■ EXERCISE DATA ■
┌──
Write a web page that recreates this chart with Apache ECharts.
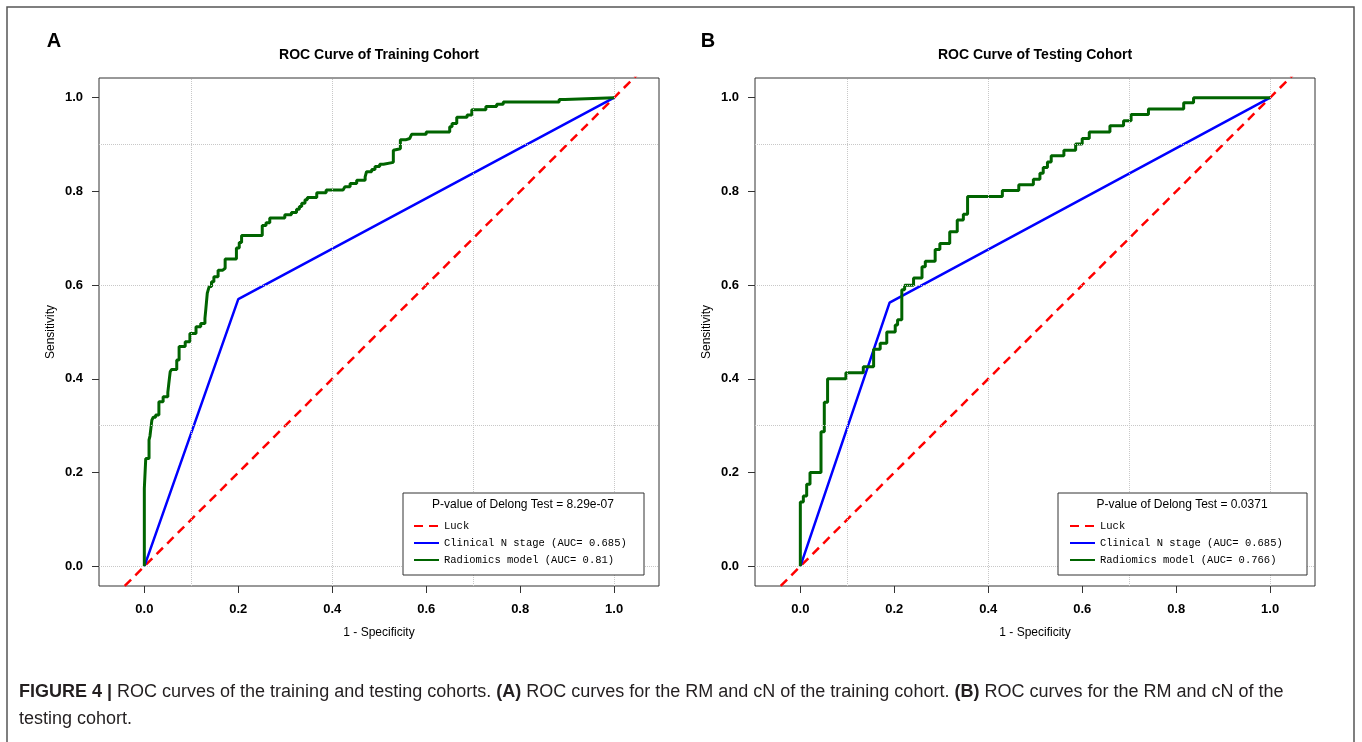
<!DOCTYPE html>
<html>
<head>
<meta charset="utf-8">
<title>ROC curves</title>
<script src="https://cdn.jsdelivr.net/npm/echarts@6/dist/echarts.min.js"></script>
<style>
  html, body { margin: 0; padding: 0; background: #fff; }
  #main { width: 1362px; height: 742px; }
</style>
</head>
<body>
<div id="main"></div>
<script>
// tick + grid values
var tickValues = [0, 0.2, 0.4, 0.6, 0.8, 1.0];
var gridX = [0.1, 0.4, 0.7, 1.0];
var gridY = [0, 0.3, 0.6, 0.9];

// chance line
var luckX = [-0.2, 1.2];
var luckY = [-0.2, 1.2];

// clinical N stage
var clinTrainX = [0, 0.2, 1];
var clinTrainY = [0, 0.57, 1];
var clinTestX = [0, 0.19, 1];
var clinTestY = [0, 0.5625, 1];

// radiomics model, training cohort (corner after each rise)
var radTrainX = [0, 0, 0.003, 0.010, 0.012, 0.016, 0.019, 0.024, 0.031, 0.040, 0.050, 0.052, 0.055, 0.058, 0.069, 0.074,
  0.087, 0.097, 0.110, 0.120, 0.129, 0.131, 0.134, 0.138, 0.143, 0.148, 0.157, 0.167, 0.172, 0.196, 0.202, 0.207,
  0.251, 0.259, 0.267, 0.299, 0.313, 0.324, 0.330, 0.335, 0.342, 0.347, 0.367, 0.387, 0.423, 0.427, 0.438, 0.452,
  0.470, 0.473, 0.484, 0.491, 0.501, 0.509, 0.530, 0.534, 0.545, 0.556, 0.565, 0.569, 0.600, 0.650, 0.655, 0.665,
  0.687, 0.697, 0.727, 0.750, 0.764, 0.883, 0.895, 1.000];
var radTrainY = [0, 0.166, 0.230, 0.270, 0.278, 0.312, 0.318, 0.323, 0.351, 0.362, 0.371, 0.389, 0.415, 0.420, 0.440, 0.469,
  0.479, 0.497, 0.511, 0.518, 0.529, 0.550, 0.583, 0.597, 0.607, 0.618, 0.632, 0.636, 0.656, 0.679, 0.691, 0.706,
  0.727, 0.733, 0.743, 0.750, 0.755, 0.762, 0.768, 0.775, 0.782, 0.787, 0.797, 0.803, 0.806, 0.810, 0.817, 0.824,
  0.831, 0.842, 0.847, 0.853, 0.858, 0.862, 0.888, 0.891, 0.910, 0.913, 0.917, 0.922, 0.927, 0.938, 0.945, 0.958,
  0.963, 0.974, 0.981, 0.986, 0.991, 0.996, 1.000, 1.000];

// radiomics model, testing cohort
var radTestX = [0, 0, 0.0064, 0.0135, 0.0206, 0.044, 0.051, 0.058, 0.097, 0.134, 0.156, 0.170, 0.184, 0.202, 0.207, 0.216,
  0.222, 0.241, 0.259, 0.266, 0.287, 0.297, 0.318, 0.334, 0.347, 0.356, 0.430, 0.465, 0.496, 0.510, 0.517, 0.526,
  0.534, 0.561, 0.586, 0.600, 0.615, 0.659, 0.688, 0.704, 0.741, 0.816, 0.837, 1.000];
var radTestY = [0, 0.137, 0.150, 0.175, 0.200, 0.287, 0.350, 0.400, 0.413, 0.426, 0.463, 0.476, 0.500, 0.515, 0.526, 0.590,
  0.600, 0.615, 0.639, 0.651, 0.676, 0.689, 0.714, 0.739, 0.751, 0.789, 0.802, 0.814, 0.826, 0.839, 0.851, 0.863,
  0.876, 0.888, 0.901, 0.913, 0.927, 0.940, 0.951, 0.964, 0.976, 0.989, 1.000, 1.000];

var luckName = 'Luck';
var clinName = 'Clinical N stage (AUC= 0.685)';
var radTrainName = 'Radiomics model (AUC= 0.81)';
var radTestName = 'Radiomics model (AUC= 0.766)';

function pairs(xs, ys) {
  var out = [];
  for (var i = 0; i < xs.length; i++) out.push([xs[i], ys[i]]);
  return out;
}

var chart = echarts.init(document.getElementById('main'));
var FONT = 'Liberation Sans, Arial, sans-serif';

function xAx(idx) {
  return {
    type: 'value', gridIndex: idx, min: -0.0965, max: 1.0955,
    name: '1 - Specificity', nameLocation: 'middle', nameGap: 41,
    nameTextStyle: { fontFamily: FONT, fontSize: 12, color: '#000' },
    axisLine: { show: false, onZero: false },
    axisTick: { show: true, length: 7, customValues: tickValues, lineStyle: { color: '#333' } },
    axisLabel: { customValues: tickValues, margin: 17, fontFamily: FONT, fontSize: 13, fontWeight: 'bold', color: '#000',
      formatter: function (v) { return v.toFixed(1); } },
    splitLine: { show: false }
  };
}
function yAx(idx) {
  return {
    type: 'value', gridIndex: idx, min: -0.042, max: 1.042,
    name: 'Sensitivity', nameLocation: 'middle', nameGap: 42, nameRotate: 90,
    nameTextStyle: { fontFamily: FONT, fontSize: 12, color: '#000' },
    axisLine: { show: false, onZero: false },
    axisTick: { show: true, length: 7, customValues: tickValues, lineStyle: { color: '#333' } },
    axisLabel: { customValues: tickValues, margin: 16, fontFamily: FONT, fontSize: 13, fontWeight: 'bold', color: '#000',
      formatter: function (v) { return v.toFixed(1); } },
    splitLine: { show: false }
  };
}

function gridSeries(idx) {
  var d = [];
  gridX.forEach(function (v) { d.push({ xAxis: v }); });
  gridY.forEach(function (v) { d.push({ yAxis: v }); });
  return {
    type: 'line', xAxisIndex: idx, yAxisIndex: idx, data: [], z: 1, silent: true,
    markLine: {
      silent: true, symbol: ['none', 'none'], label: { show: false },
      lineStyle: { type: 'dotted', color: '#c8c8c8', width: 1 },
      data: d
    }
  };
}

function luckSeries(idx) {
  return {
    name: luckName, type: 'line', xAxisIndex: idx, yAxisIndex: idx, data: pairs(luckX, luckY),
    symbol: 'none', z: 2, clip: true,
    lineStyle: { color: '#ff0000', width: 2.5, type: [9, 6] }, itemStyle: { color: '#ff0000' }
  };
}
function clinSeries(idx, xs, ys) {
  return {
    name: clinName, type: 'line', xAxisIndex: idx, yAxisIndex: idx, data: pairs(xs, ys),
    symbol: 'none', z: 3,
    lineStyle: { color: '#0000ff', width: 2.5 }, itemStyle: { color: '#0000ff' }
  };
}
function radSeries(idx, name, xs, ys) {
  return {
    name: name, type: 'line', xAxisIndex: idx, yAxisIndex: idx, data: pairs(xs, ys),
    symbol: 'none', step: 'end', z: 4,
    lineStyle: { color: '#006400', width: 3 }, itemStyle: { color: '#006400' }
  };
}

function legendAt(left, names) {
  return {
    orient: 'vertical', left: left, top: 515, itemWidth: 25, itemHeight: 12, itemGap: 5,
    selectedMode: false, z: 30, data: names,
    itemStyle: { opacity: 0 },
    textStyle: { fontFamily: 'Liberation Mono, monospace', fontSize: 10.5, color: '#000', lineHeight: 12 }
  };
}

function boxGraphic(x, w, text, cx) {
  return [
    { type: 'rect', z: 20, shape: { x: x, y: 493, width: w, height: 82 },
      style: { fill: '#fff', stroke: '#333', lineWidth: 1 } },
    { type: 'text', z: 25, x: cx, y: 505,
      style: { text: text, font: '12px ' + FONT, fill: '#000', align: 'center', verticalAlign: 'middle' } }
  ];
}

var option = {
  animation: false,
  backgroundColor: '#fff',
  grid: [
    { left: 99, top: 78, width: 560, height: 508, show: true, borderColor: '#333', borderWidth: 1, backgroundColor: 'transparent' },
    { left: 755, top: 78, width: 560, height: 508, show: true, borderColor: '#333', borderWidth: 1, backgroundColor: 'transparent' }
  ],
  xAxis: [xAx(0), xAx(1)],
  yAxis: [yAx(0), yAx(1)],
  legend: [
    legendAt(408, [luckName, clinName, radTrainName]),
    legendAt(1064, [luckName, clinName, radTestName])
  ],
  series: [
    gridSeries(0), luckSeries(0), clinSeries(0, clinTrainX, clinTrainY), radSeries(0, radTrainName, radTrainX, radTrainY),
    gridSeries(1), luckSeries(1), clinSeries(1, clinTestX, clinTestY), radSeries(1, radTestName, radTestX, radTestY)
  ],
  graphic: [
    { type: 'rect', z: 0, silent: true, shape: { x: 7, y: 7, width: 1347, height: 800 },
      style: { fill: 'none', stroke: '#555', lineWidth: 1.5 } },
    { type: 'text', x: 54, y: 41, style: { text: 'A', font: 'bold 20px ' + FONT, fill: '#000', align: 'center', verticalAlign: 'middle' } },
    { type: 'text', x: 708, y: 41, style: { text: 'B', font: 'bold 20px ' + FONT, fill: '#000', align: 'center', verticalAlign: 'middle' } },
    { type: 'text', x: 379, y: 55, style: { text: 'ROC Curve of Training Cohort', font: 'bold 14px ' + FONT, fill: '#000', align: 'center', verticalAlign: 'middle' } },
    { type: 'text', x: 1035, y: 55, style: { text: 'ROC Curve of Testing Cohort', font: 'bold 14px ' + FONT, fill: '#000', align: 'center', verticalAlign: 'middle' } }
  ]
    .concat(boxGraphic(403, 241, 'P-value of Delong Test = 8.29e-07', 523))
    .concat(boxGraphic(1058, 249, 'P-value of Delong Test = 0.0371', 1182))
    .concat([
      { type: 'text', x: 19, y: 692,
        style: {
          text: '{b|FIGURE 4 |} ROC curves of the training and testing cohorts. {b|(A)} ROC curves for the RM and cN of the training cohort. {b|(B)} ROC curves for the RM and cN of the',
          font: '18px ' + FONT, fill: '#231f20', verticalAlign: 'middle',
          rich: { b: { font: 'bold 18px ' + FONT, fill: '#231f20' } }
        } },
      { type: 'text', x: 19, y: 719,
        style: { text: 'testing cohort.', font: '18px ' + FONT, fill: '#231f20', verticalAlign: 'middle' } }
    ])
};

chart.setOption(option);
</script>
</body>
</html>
└──
┌──
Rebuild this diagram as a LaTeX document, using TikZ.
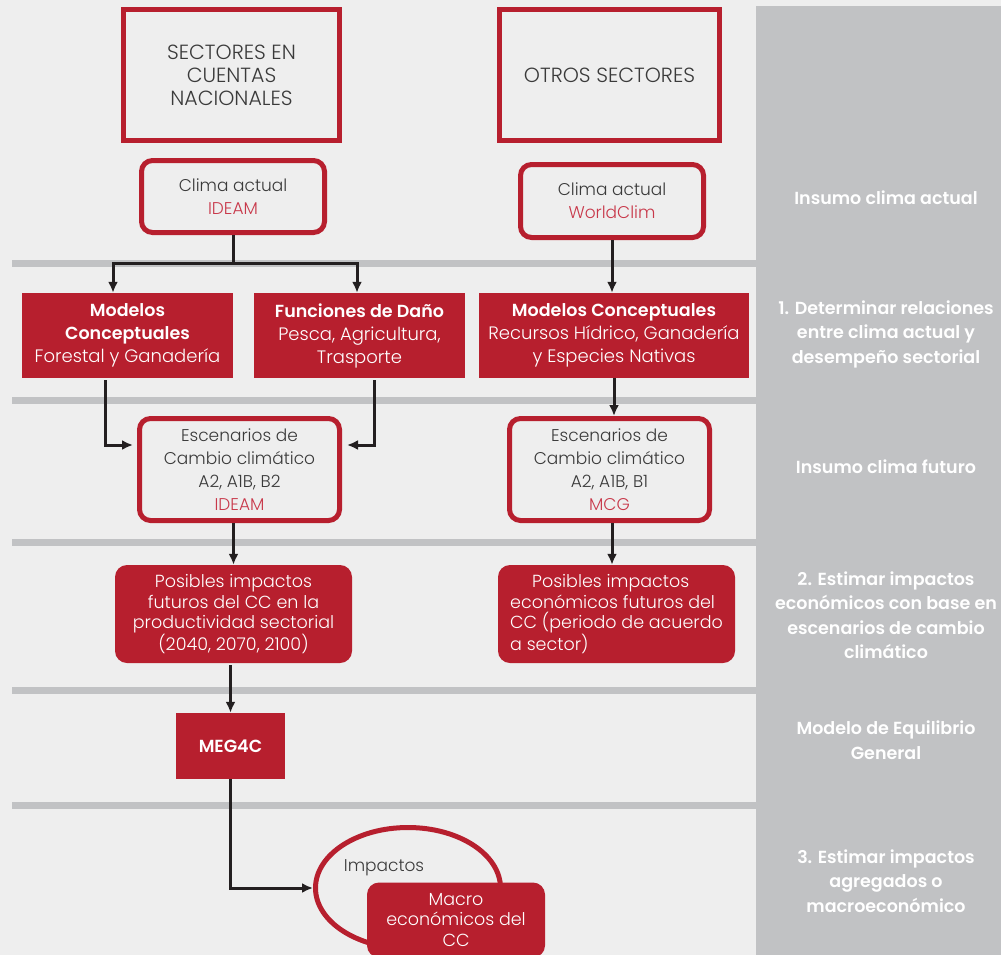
└──
■ THE TASK ■
Begin at the line that has "Write a web", stop after the line that has "var gridY = [0, 0.3, 0.6, 0.9];", and reproduce every line between them exactly and nothing else. Pictures stay out of the copy.

■ RIGHT ANSWER ■
Write a web page that recreates this chart with Apache ECharts.
<!DOCTYPE html>
<html>
<head>
<meta charset="utf-8">
<title>ROC curves</title>
<script src="https://cdn.jsdelivr.net/npm/echarts@6/dist/echarts.min.js"></script>
<style>
  html, body { margin: 0; padding: 0; background: #fff; }
  #main { width: 1362px; height: 742px; }
</style>
</head>
<body>
<div id="main"></div>
<script>
// tick + grid values
var tickValues = [0, 0.2, 0.4, 0.6, 0.8, 1.0];
var gridX = [0.1, 0.4, 0.7, 1.0];
var gridY = [0, 0.3, 0.6, 0.9];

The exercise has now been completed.